The Department is acutely aware of the need for the presentation of Navan. The sagas, the history, the excavated features and finds all need to be expounded to give life to the grassy hill with its earthworks. We are keen to do the job well, and since 1982 have been planning an interpretation centre. This would, we hope, be a purpose-built structure including varied displays, models, copies of finds, an audio-visual presentation, a school/lecture room, a shop and perhaps a cafe - a more ambitious facility than has yet been planned for any other monument in the Department's care.
One element in the planned display will be to set Navan Fort in its local and wider context. The fort is an element in an archaeological landscape which includes Loughnashade, a group of Neolithic burial monuments on the hills to the north (now sadly largely destroyed), the King's Stables, a Bronze Age ceremonial site excavated in the context of a threat in 1975, Haughey's Fort, probably an Iron Age hillfort, and an enigmatic site known as the Abbey, reprieved from destruction after excavation in 1978 established its Early Christian period date. Further south in the county the Dorsey enclosure has recently been shown to date to the same period as the Navan 40 metre structure, as has the Black Pig's Dyke in County Monaghan.
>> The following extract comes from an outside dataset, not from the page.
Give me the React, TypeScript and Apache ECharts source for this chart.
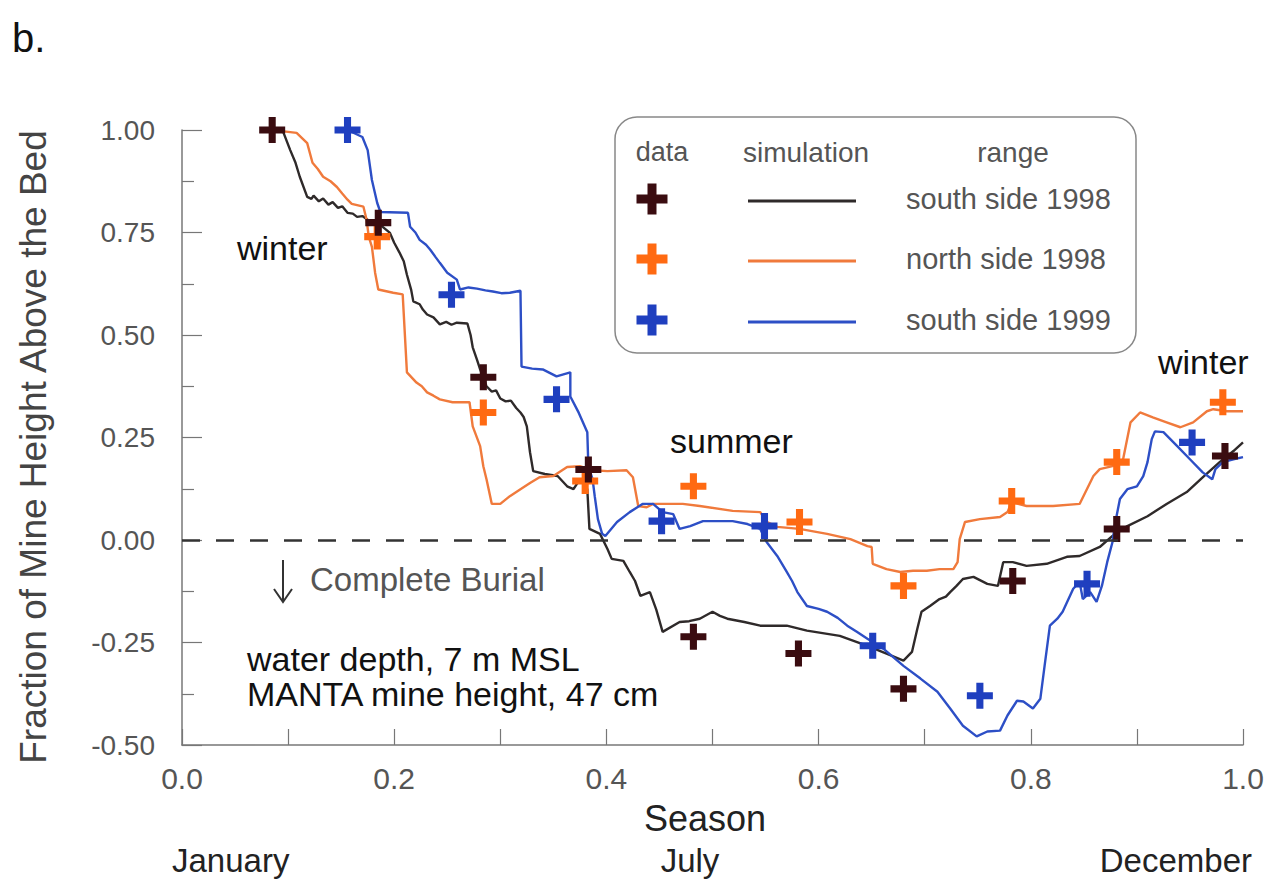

In Ulster Navan is the ancient royal capital, and in Ireland Emain Macha is one of a small group of royal sites including Tara in Meath, Cruachain in Connacht and Dun Ailinne in Leinster. And though Ireland was at the very edge of the Celtic world, at Navan it has produced one of that world's most remarkable excavated structures. So, from the points of view of literature and legend, prehistory and history, Navan Fort is important not only in an Ulster context but also in the wider context of Ireland and Britain, and wider still in Europe as a whole. The staff responsible for ancient and historic monuments, formerly within the Department of Finance and now within the Department of the Environment, have worked hard over the last twenty-five years to investigate, protect and care for this outstanding monument.